• _TO DO_:
Set the data down again, exactly as it reads, but without the pictures.

* begin *

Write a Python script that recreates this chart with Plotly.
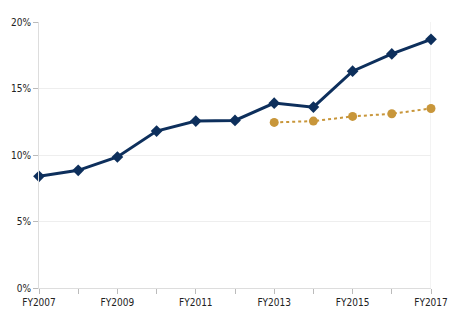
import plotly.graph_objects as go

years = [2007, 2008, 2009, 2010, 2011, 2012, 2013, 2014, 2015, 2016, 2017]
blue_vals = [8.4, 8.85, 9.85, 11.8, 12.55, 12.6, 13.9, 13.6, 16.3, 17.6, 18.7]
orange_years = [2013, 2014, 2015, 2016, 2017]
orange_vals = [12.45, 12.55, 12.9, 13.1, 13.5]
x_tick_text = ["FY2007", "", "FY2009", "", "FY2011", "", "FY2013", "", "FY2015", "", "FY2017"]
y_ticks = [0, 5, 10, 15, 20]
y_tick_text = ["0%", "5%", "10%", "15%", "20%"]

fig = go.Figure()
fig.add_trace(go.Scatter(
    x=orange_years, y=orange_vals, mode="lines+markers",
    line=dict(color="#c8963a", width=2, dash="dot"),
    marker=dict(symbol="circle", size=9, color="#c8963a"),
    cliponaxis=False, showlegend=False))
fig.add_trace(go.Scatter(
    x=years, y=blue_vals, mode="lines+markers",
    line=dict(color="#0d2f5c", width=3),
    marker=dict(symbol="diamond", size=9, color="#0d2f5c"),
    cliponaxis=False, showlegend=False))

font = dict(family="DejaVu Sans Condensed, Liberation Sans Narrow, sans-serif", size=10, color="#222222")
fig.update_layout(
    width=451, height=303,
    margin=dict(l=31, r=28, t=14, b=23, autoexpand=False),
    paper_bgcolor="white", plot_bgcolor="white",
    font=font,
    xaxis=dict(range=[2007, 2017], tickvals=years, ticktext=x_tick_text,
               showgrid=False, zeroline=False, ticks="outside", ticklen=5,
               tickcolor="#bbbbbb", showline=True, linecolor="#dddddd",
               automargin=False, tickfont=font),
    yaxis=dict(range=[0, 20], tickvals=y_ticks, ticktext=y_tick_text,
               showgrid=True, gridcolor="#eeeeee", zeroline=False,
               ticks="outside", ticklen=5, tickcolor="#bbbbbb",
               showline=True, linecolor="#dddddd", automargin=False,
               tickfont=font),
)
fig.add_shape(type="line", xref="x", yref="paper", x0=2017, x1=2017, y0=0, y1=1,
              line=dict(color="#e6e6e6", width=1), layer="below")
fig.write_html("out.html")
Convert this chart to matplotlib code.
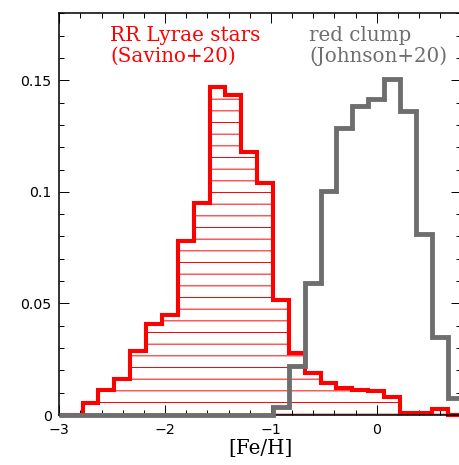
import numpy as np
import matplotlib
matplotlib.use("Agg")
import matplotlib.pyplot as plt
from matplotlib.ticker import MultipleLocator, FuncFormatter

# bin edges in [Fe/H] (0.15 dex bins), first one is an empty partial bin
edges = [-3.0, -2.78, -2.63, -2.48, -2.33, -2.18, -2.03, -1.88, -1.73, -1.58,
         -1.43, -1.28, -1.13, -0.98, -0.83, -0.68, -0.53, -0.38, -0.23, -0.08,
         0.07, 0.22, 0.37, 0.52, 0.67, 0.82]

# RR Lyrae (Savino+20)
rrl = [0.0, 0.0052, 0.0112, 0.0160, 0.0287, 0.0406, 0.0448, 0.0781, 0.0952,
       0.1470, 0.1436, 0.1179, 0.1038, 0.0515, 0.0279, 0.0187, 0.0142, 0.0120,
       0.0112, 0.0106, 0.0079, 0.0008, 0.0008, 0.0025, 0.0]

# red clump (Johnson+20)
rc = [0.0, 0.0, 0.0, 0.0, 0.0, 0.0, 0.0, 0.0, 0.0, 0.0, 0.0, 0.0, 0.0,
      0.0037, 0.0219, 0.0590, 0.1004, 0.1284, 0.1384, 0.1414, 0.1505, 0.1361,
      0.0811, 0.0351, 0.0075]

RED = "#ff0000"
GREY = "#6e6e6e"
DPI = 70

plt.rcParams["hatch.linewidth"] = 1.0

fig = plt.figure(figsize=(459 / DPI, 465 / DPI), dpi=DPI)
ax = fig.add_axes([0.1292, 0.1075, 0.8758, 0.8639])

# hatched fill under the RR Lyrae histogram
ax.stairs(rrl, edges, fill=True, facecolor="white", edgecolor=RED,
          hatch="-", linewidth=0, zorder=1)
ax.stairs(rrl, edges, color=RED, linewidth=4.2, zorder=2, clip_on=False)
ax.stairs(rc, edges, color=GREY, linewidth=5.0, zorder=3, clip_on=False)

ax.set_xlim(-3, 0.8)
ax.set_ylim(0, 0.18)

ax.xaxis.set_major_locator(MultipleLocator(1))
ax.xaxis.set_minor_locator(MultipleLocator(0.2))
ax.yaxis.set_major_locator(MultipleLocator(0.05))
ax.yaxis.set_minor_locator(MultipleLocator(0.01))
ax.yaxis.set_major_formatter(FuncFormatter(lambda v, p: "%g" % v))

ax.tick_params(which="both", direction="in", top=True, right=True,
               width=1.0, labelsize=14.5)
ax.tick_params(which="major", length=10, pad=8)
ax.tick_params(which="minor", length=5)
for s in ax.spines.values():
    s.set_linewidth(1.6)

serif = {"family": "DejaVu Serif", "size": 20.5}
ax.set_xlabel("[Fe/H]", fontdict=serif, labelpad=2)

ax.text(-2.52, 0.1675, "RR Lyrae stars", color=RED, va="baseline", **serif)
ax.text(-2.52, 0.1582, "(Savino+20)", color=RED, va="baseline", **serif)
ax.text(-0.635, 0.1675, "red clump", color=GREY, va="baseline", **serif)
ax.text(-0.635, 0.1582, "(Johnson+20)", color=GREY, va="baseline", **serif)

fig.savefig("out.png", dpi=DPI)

* end *

• _OUTPUT BELOW_:
Write a Python script that recreates this chart with Plotly.
import plotly.graph_objects as go

years = [2007, 2008, 2009, 2010, 2011, 2012, 2013, 2014, 2015, 2016, 2017]
blue_vals = [8.4, 8.85, 9.85, 11.8, 12.55, 12.6, 13.9, 13.6, 16.3, 17.6, 18.7]
orange_years = [2013, 2014, 2015, 2016, 2017]
orange_vals = [12.45, 12.55, 12.9, 13.1, 13.5]
x_tick_text = ["FY2007", "", "FY2009", "", "FY2011", "", "FY2013", "", "FY2015", "", "FY2017"]
y_ticks = [0, 5, 10, 15, 20]
y_tick_text = ["0%", "5%", "10%", "15%", "20%"]

fig = go.Figure()
fig.add_trace(go.Scatter(
    x=orange_years, y=orange_vals, mode="lines+markers",
    line=dict(color="#c8963a", width=2, dash="dot"),
    marker=dict(symbol="circle", size=9, color="#c8963a"),
    cliponaxis=False, showlegend=False))
fig.add_trace(go.Scatter(
    x=years, y=blue_vals, mode="lines+markers",
    line=dict(color="#0d2f5c", width=3),
    marker=dict(symbol="diamond", size=9, color="#0d2f5c"),
    cliponaxis=False, showlegend=False))

font = dict(family="DejaVu Sans Condensed, Liberation Sans Narrow, sans-serif", size=10, color="#222222")
fig.update_layout(
    width=451, height=303,
    margin=dict(l=31, r=28, t=14, b=23, autoexpand=False),
    paper_bgcolor="white", plot_bgcolor="white",
    font=font,
    xaxis=dict(range=[2007, 2017], tickvals=years, ticktext=x_tick_text,
               showgrid=False, zeroline=False, ticks="outside", ticklen=5,
               tickcolor="#bbbbbb", showline=True, linecolor="#dddddd",
               automargin=False, tickfont=font),
    yaxis=dict(range=[0, 20], tickvals=y_ticks, ticktext=y_tick_text,
               showgrid=True, gridcolor="#eeeeee", zeroline=False,
               ticks="outside", ticklen=5, tickcolor="#bbbbbb",
               showline=True, linecolor="#dddddd", automargin=False,
               tickfont=font),
)
fig.add_shape(type="line", xref="x", yref="paper", x0=2017, x1=2017, y0=0, y1=1,
              line=dict(color="#e6e6e6", width=1), layer="below")
fig.write_html("out.html")
Convert this chart to matplotlib code.
import numpy as np
import matplotlib
matplotlib.use("Agg")
import matplotlib.pyplot as plt
from matplotlib.ticker import MultipleLocator, FuncFormatter

# bin edges in [Fe/H] (0.15 dex bins), first one is an empty partial bin
edges = [-3.0, -2.78, -2.63, -2.48, -2.33, -2.18, -2.03, -1.88, -1.73, -1.58,
         -1.43, -1.28, -1.13, -0.98, -0.83, -0.68, -0.53, -0.38, -0.23, -0.08,
         0.07, 0.22, 0.37, 0.52, 0.67, 0.82]

# RR Lyrae (Savino+20)
rrl = [0.0, 0.0052, 0.0112, 0.0160, 0.0287, 0.0406, 0.0448, 0.0781, 0.0952,
       0.1470, 0.1436, 0.1179, 0.1038, 0.0515, 0.0279, 0.0187, 0.0142, 0.0120,
       0.0112, 0.0106, 0.0079, 0.0008, 0.0008, 0.0025, 0.0]

# red clump (Johnson+20)
rc = [0.0, 0.0, 0.0, 0.0, 0.0, 0.0, 0.0, 0.0, 0.0, 0.0, 0.0, 0.0, 0.0,
      0.0037, 0.0219, 0.0590, 0.1004, 0.1284, 0.1384, 0.1414, 0.1505, 0.1361,
      0.0811, 0.0351, 0.0075]

RED = "#ff0000"
GREY = "#6e6e6e"
DPI = 70

plt.rcParams["hatch.linewidth"] = 1.0

fig = plt.figure(figsize=(459 / DPI, 465 / DPI), dpi=DPI)
ax = fig.add_axes([0.1292, 0.1075, 0.8758, 0.8639])

# hatched fill under the RR Lyrae histogram
ax.stairs(rrl, edges, fill=True, facecolor="white", edgecolor=RED,
          hatch="-", linewidth=0, zorder=1)
ax.stairs(rrl, edges, color=RED, linewidth=4.2, zorder=2, clip_on=False)
ax.stairs(rc, edges, color=GREY, linewidth=5.0, zorder=3, clip_on=False)

ax.set_xlim(-3, 0.8)
ax.set_ylim(0, 0.18)

ax.xaxis.set_major_locator(MultipleLocator(1))
ax.xaxis.set_minor_locator(MultipleLocator(0.2))
ax.yaxis.set_major_locator(MultipleLocator(0.05))
ax.yaxis.set_minor_locator(MultipleLocator(0.01))
ax.yaxis.set_major_formatter(FuncFormatter(lambda v, p: "%g" % v))

ax.tick_params(which="both", direction="in", top=True, right=True,
               width=1.0, labelsize=14.5)
ax.tick_params(which="major", length=10, pad=8)
ax.tick_params(which="minor", length=5)
for s in ax.spines.values():
    s.set_linewidth(1.6)

serif = {"family": "DejaVu Serif", "size": 20.5}
ax.set_xlabel("[Fe/H]", fontdict=serif, labelpad=2)

ax.text(-2.52, 0.1675, "RR Lyrae stars", color=RED, va="baseline", **serif)
ax.text(-2.52, 0.1582, "(Savino+20)", color=RED, va="baseline", **serif)
ax.text(-0.635, 0.1675, "red clump", color=GREY, va="baseline", **serif)
ax.text(-0.635, 0.1582, "(Johnson+20)", color=GREY, va="baseline", **serif)

fig.savefig("out.png", dpi=DPI)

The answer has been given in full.